What the company does:
Adairs is a well-known home furnishings and décor retailer with operations across Australia and New Zealand. Its brands — Adairs, Mocka, and Focus on Furniture — cover a wide spectrum of the home goods market, from affordable décor to stylish mid-range furniture. This multi-brand approach helps the company appeal to a diverse set of consumers.

Latest financials (FY2025):

  1. Revenue: Around $618.1 million
  2. Net Profit Margin: Approximately 4.1%
  3. EBITDA: Around $72 million
  4. Dividend: Fully franked payout of 10 cents per share, reflecting a yield of roughly 6%

Why it could benefit from rate cuts:

  1. Revival in home spending:
    Lower borrowing costs often translate into a “wealth effect.” Homeowners feel more confident about their finances and tend to spend more on home improvement, décor, and furniture — all of which directly benefit Adairs.
  2. Stronger consumer sentiment:
    Rate cuts can lift overall confidence, reversing the cautious spending trends seen during periods of high mortgage stress. For Adairs, even a modest rebound in discretionary spending could drive meaningful revenue growth.
  3. Housing turnover boost:
    Falling rates could rejuvenate housing market activity. When more people buy or sell homes, demand for furnishings, bedding, and furniture rises — categories where Adairs dominates.

Risks to watch:

  1. Profit volatility: Adairs has seen profit swings in recent years, reflecting its sensitivity to consumer trends.
  2. Competition: Global chains and online rivals like IKEA and Temple & Webster continue to apply pricing pressure.
  3. Operational costs: Elevated freight and material expenses could weigh on margins if sales recovery is slow.

Bottom line:
Adairs is a classic cyclical recovery story. After a challenging FY2024 marked by weaker sales and cost pressures, a shift toward rate cuts could restore profitability. Its strong brand recognition, omnichannel strategy, and exposure to home improvement trends make it a potential winner in a lower-rate landscape.

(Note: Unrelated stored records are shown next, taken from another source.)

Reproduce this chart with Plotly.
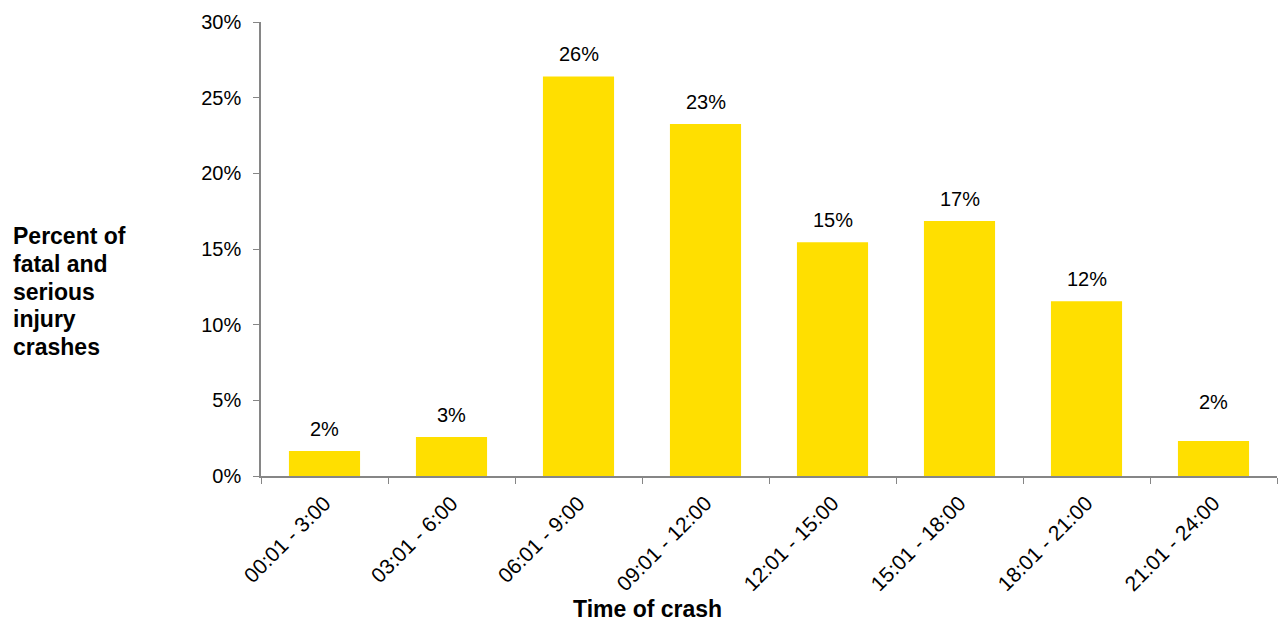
import plotly.graph_objects as go

categories = ["00:01 - 3:00", "03:01 - 6:00", "06:01 - 9:00", "09:01 - 12:00",
              "12:01 - 15:00", "15:01 - 18:00", "18:01 - 21:00", "21:01 - 24:00"]
values = [1.65, 2.58, 26.4, 23.26, 15.45, 16.85, 11.55, 2.31]
labels = ["2%", "3%", "26%", "23%", "15%", "17%", "12%", "2%"]
label_shift = [22, 22, 22, 22, 22, 22, 22, 39]
y_title_lines = ["Percent of", "fatal and", "serious", "injury", "crashes"]

FONT = "Liberation Sans, Arial, sans-serif"
AXIS_COLOR = "#868686"
PLOT_H = 454.0

fig = go.Figure()
fig.add_trace(go.Bar(x=categories, y=values, marker=dict(color="#FFDF00", line=dict(width=0)),
                     hoverinfo="skip"))

for c, v, t, s in zip(categories, values, labels, label_shift):
    fig.add_annotation(x=c, y=v, text=t, showarrow=False, xref="x", yref="y",
                       yanchor="middle", yshift=s, font=dict(size=20, color="#000000", family=FONT))

fig.add_annotation(xref="paper", yref="paper", x=0.38, y=(476 - 609) / PLOT_H,
                   xanchor="center", yanchor="middle", borderpad=0,
                   text="<b>Time of crash</b>", showarrow=False,
                   font=dict(size=23, color="#000000", family=FONT))

for i, line in enumerate(y_title_lines):
    center_px = 236 + i * 27.75
    fig.add_annotation(xref="paper", yref="paper", x=-0.246, y=(476 - center_px) / PLOT_H,
                       xanchor="left", yanchor="middle", align="left",
                       text="<b>" + line + "</b>", showarrow=False,
                       font=dict(size=23, color="#000000", family=FONT))

fig.update_layout(
    width=1281, height=624,
    margin=dict(l=261, r=4, t=22, b=148),
    plot_bgcolor="#FFFFFF", paper_bgcolor="#FFFFFF",
    bargap=0.44, showlegend=False,
    font=dict(family=FONT, size=20, color="#000000"),
)
fig.update_xaxes(type="category", tickson="boundaries", ticks="outside", ticklen=6,
                 tickcolor=AXIS_COLOR, showline=True, linecolor=AXIS_COLOR, linewidth=1.5,
                 tickangle=-45, showgrid=False, ticklabelstandoff=5,
                 tickfont=dict(size=21, family=FONT, color="#000000"))
fig.update_yaxes(range=[0, 30], dtick=5, ticksuffix="%", ticks="outside", ticklen=6,
                 tickcolor=AXIS_COLOR, showline=True, linecolor=AXIS_COLOR, linewidth=1.5,
                 showgrid=False, zeroline=False, ticklabelstandoff=8,
                 tickfont=dict(size=20, family=FONT, color="#000000"))

fig.write_html("out.html")
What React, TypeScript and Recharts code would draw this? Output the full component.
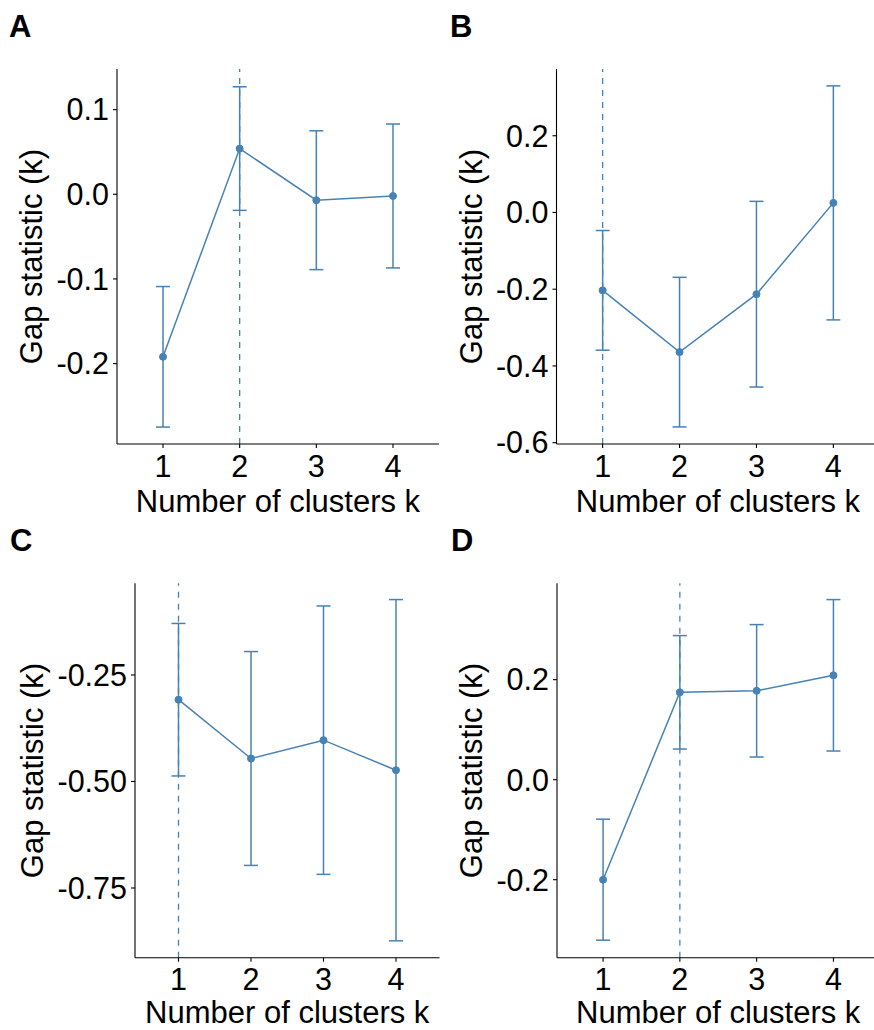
import React from 'react';
import { ComposedChart, Line, XAxis, YAxis, ErrorBar, ReferenceLine } from 'recharts';

// ---- data ----
const clusters = [1, 2, 3, 4];
const xTicks = [1, 2, 3, 4];

const gapA = [-0.192, 0.054, -0.007, -0.002];
const seA = [0.083, 0.073, 0.082, 0.085];
const optimalA = 2;
const yTicksA = [-0.2, -0.1, 0, 0.1];
const yDomainA = [-0.295, 0.148];

const gapB = [-0.203, -0.364, -0.213, 0.025];
const seB = [0.156, 0.195, 0.242, 0.305];
const optimalB = 1;
const yTicksB = [-0.6, -0.4, -0.2, 0, 0.2];
const yDomainB = [-0.6035, 0.374];

const gapC = [-0.308, -0.446, -0.403, -0.4735];
const seC = [0.179, 0.251, 0.315, 0.4005];
const optimalC = 1;
const yTicksC = [-0.75, -0.5, -0.25];
const yDomainC = [-0.9136, -0.0348];

const gapD = [-0.2, 0.1747, 0.1777, 0.2087];
const seD = [0.121, 0.1134, 0.1324, 0.1514];
const optimalD = 2;
const yTicksD = [-0.2, 0, 0.2];
const yDomainD = [-0.356, 0.3927];

const xTitle = 'Number of clusters k';
const yTitle = 'Gap statistic (k)';

// ---- style ----
const COLOR = '#4682B4';
const FONT = '"Liberation Sans", Arial, Helvetica, sans-serif';
const CHART_W = 445;

const build = (gap: number[], se: number[]) =>
  clusters.map((k, i) => ({ k, gap: gap[i], se: se[i] }));

type PanelProps = {
  letter: string;
  left: number;
  top: number;
  height: number;
  gap: number[];
  se: number[];
  optimal: number;
  yTicks: number[];
  yDomain: number[];
  decimals: number;
  yAxisWidth: number;
  marginRight: number;
  marginTop: number;
  xAxisHeight: number;
  titleX: number;
  titleY: number;
  letterX: number;
  letterY: number;
};

function Panel(p: PanelProps) {
  const data = build(p.gap, p.se);
  const XTitle = (props: any) => {
    const vb = props.viewBox || {};
    return (
      <text
        x={vb.x + vb.width / 2}
        y={vb.y + p.titleY}
        textAnchor="middle"
        fontSize={31}
        fontFamily={FONT}
        fill="#000"
      >
        {xTitle}
      </text>
    );
  };
  const YTitle = (props: any) => {
    const vb = props.viewBox || {};
    const cx = p.titleX;
    const cy = vb.y + vb.height / 2;
    return (
      <text
        x={cx}
        y={cy}
        transform={`rotate(-90, ${cx}, ${cy})`}
        textAnchor="middle"
        fontSize={31}
        fontFamily={FONT}
        fill="#000"
      >
        {yTitle}
      </text>
    );
  };
  return (
    <div style={{ position: 'absolute', left: p.left, top: p.top, width: CHART_W, height: p.height }}>
      <ComposedChart
        width={CHART_W}
        height={p.height}
        data={data}
        margin={{ top: p.marginTop, right: p.marginRight, bottom: 0, left: 0 }}
      >
        <XAxis
          dataKey="k"
          type="number"
          domain={[0.4, 4.6]}
          ticks={xTicks}
          allowDataOverflow
          height={p.xAxisHeight}
          axisLine={{ stroke: '#000', strokeWidth: 1.1 }}
          tickLine={{ stroke: '#000', strokeWidth: 1.1 }}
          tickSize={4}
          tickMargin={7}
          tick={{ fontSize: 30.5, fill: '#000', fontFamily: FONT }}
          label={<XTitle />}
        />
        <YAxis
          type="number"
          domain={p.yDomain}
          ticks={p.yTicks}
          allowDataOverflow
          width={p.yAxisWidth}
          axisLine={{ stroke: '#000', strokeWidth: 1.1 }}
          tickLine={{ stroke: '#000', strokeWidth: 1.1 }}
          tickSize={4}
          tickMargin={4}
          tickFormatter={(v: number) => v.toFixed(p.decimals)}
          tick={{ fontSize: 30.5, fill: '#000', fontFamily: FONT }}
          label={<YTitle />}
        />
        <ReferenceLine
          x={p.optimal}
          stroke={COLOR}
          strokeWidth={1.3}
          strokeDasharray="6 6"
        />
        <Line
          dataKey="gap"
          stroke={COLOR}
          strokeWidth={1.5}
          dot={{ r: 3.5, fill: COLOR, stroke: COLOR, strokeWidth: 1 }}
          activeDot={false}
          isAnimationActive={false}
        >
          <ErrorBar dataKey="se" direction="y" width={7} stroke={COLOR} strokeWidth={1.5} />
        </Line>
      </ComposedChart>
      <svg
        width={60}
        height={60}
        style={{ position: 'absolute', left: 0, top: 0, pointerEvents: 'none' }}
      >
        <text x={p.letterX} y={p.letterY} fontSize={31} fontWeight="bold" fontFamily={FONT} fill="#000">
          {p.letter}
        </text>
      </svg>
    </div>
  );
}

export default function App() {
  return (
    <div
      style={{
        position: 'absolute',
        left: 0,
        top: 0,
        width: 874,
        height: 1030,
        overflow: 'hidden',
        background: '#fff',
      }}
    >
      <Panel
        letter="A" left={0} top={0} height={522} gap={gapA} se={seA} optimal={optimalA}
        yTicks={yTicksA} yDomain={yDomainA} decimals={1}
        yAxisWidth={117} marginRight={6} marginTop={69} xAxisHeight={78}
        titleX={42} titleY={67.5} letterX={9} letterY={36.5}
      />
      <Panel
        letter="B" left={437} top={0} height={522} gap={gapB} se={seB} optimal={optimalB}
        yTicks={yTicksB} yDomain={yDomainB} decimals={1}
        yAxisWidth={119.5} marginRight={2.5} marginTop={69} xAxisHeight={78}
        titleX={45} titleY={67.5} letterX={13} letterY={37}
      />
      <Panel
        letter="C" left={0} top={515} height={515} gap={gapC} se={seC} optimal={optimalC}
        yTicks={yTicksC} yDomain={yDomainC} decimals={2}
        yAxisWidth={135} marginRight={5.5} marginTop={68.3} xAxisHeight={72.3}
        titleX={43} titleY={65.3} letterX={10} letterY={36}
      />
      <Panel
        letter="D" left={437} top={515} height={515} gap={gapD} se={seD} optimal={optimalD}
        yTicks={yTicksD} yDomain={yDomainD} decimals={1}
        yAxisWidth={120} marginRight={2.5} marginTop={68.3} xAxisHeight={72.3}
        titleX={45} titleY={65.3} letterX={14} letterY={36}
      />
    </div>
  );
}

Final Takeaway: Rate Cuts Could Breathe New Life into These Penny Retailers

The RBA’s next moves could redefine the retail landscape. When borrowing costs drop, consumers tend to loosen their wallets — especially in necessity and lifestyle-driven categories.

Here’s the quick summary:

  1. Baby Bunting (BBN): Offers defensive growth, selling essential baby and maternity products. It stands to gain as household budgets ease and parents spend more confidently.
  2. Adairs (ADH): Represents cyclical upside, tied closely to home spending and consumer sentiment. Lower mortgage stress could directly lift its sales and margins.

If interest rates fall in 2025 as economists expect, both stocks could enjoy a meaningful re-rating. Baby Bunting provides stability and necessity-driven resilience, while Adairs offers higher-risk, higher-reward exposure to improving consumer confidence.

For investors looking to capture early opportunities in the ASX small-cap space, these two retailers deserve a spot on the watchlist. Rate cuts may not just bring relief to households — they could also awaken some of the market’s most overlooked retail names.